Never Pay More Than 30% Upfront
The Mistake Most Homeowners Make
A contractor gives you a quote for $8,000. They ask for 50% down—$4,000—before ordering materials and scheduling the crew. It sounds reasonable. They need cash to start, right? Three weeks later, your money is gone and so is the contractor. His phone goes straight to voicemail.
This scenario happens hundreds of times per year. Large upfront payments give contractors zero incentive to finish your job. If they're juggling multiple projects and cash flow is tight, your deposit becomes working capital for someone else's driveway.
The Professional Payment Structure
Industry standards exist for a reason. The safe payment schedule is:
- 10–30% deposit at contract signing (just enough to secure materials and schedule)
- 30–40% at mid-project when base prep or concrete pour begins
- 40–60% held until final inspection and approval
This structure keeps leverage on your side. The contractor completes work to earn the remaining balance. If they disappear mid-project, you've only lost a small deposit—recoverable through small claims court—not half the job cost.
Why This Works
Concrete jobs are completion-dependent. A poured slab with no finishing is worthless. Holding 40–60% of total cost until satisfactory completion means your contractor must show up and deliver quality work. They can't vanish; they lose significant money.
Compare this to paying 50% upfront: you've already transferred half the risk to yourself. Contractors know they can't recover unpaid labor easily, so they might cut corners, use cheaper materials, or abandon the job if cash dries up elsewhere.
The 30% rule also covers contractor cash flow legitimately. They can order rebar, ready-mix concrete, and forms without your entire payment, but not enough to fund five simultaneous projects or cover personal expenses.
How to Implement This
1. Write it into the contract. State the exact payment schedule: "10% due upon signing. 30% due before material delivery. 60% due within 5 days of final inspection approval." Make it specific to milestones, not calendar dates.
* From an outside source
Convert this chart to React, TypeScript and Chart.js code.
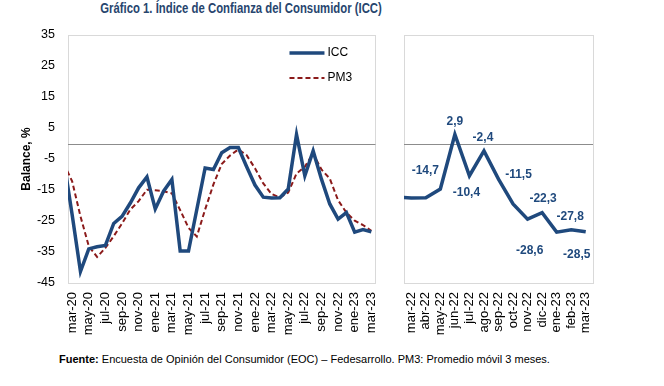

2. Require proof before each payment. Before releasing the mid-project payment, inspect materials on-site or request delivery receipts. Before final payment, walk the job yourself or hire a third-party inspector (costs $150–$300).
3. Use a retainage agreement. In some states, you can legally hold back 10% for 30 days after project completion as a quality guarantee. Your contract can specify this.
4. Get it in writing from your contractor. If they balk at the 30% deposit rule, that's a red flag. Licensed professionals expect this standard. Anyone demanding 40%+ upfront is either desperate or unreliable.
5. Never pay cash. Use checks or bank transfers that create a paper trail. If a dispute arises, you have proof of payment amounts and dates.
The 30% rule isn't arbitrary—it's the balance point that protects both parties. Respect it, and you dramatically reduce the risk of losing money to a vanishing contractor.